Нельзя сказать, чтобы брайтонские власти пришли в восторг от того, как я изобразил их город, и надписи «Покупайте Брайтонский леденец!», которые красовались на витрине каждой кондитерской (я здесь ни при чем), наверняка их раздражали, но на самом деле книга имела успех куда меньший, чем они думали. В то время было продано не больше восьми тысяч экземпляров, чего едва хватило на покрытие моего долга издателям.
Интересно, возмутил бы их роман еще сильнее, если бы они узнали, что мною двигала не ненависть, а любовь? До войны ни один город не был мне так дорог, как Брайтон, — ни Лондон, ни Париж, ни Оксфорд. Я помню, как шестилетним ребенком приехал отдыхать туда с теткой после болезни желтухи, кажется. Именно тогда я впервые попал в кино, разумеется немое, и картина, которую я тогда увидел, покорила меня навсегда. Это была «Софья Кравонская», по роману Энтони Хоупа, — история судомойки, ставшей королевой. Когда судомойка вела через горы армию, чтобы сразиться с мятежными генералами, пытавшимися отобрать трон у ее умирающего мужа, войска шли за ней под аккомпанемент фортепьяно, на котором играла пожилая дама, и стук клавиш ее расстроенного инструмента жил в моей памяти гораздо дольше, чем многие другие мелодии, равно как и серый плащ молодой королевы. С тех пор Балканы сделались Кравонией, страной неисчерпаемых возможностей, и много лет спустя я ехал не через Карпаты, как было написано в атласе, а через Кравонию. Я всегда мечтал написать такую же возвышенную, романтическую историю, чтобы она внушала в юности надежды, не выдерживающие испытания жизнью, и чтобы в старости к ней возвращались снова, спасаясь от печальной реальности. «Брайтонский леденец», как и все мои книги, был всего лишь бледным оттиском с Кравонии, и в то же время, это, на мой взгляд, один из лучших написанных мной романов.

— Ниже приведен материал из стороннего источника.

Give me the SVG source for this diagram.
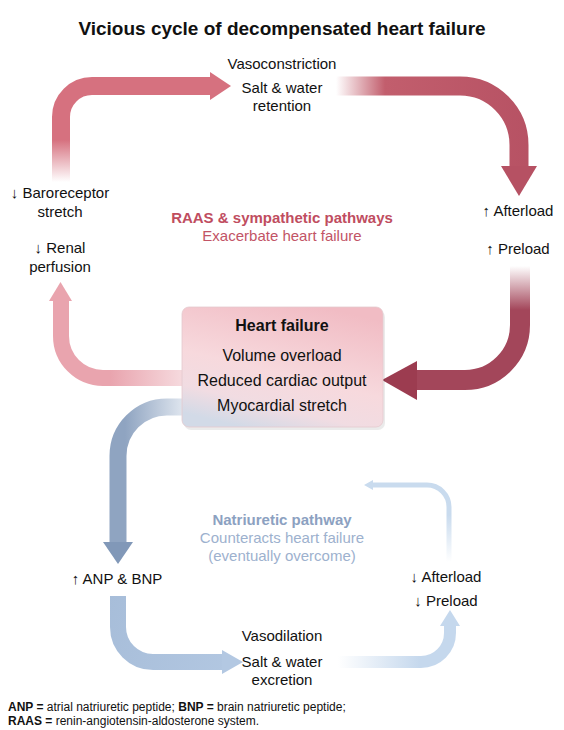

Почему же многое из того Брайтона, который я знал, не вошло в Брайтон вымышленный? Я собирался описать его правдиво, но мои герои каким‑то образом включили Брайтон, который помнил я, в свое сознание и изменили всю картину (никогда больше я не был так порабощен собственным вымыслом). Возможно, их Брайтон действительно существовал, но от моего в книге остался только один персонаж, бедный, отчаявшийся мистер Превит, с грустной завистью взирающий на «маленьких машинисток, идущих мимо с маленькими чемоданчиками» (мне кажется, никто не заметил в этой фразе эха Беатрисы Поттер), — тот самый мистер Превит, или чуть другой, который обратился ко мне декабрьским вечером десятью годами раньше. Помню звук его голоса, зазвучавшего под навесом на набережной. Ледяной ветер разглаживал тонкую, светящуюся полоску прибоя. Было очень темно, и я не заметил, что под навесом есть кто‑то еще. «Знаете ли вы, кто я? — раздался печальный голос. — Я Старый Мавр, — продолжал он, назвавшись тем безымянным астрологом, чьи предсказания появляются по сей день. — Я живу в подвале, я сам пеку себе хлеб». И застенчиво, потому что я не понимал его: «Календарь, понимаете, я пишу Календарь».
Глава 3
Любопытно перечитывать заметки о собственном прошлом, написанные — кем? Не мной, конечно. «Я» сорокалетней давности — это не теперешний «я», и свою собственную книгу «Дороги беззакония» я воспринимаю как чужую. Слишком многие события, о которых там говорится, ушли на дно моего подсознания, слишком многое я едва помню, как обрывки романа, который читал в молодости. И все же «Дороги беззакония» не роман, а всего лишь мои впечатления о маленькой части Мексики в определенный промежуток времени (весна 1938 года), вскоре после того, как в стране, которой правил президент Кальес, именем революции были учинены гонения на религию, равных которым мир не знал с елизаветинских времен. В Табаско и Чиапе они продолжались. Это факты, говорю я себе. Все это случилось наяву со мной или с тем давно умершим человеком, у которого в паспорте стояло то же имя, что и у меня.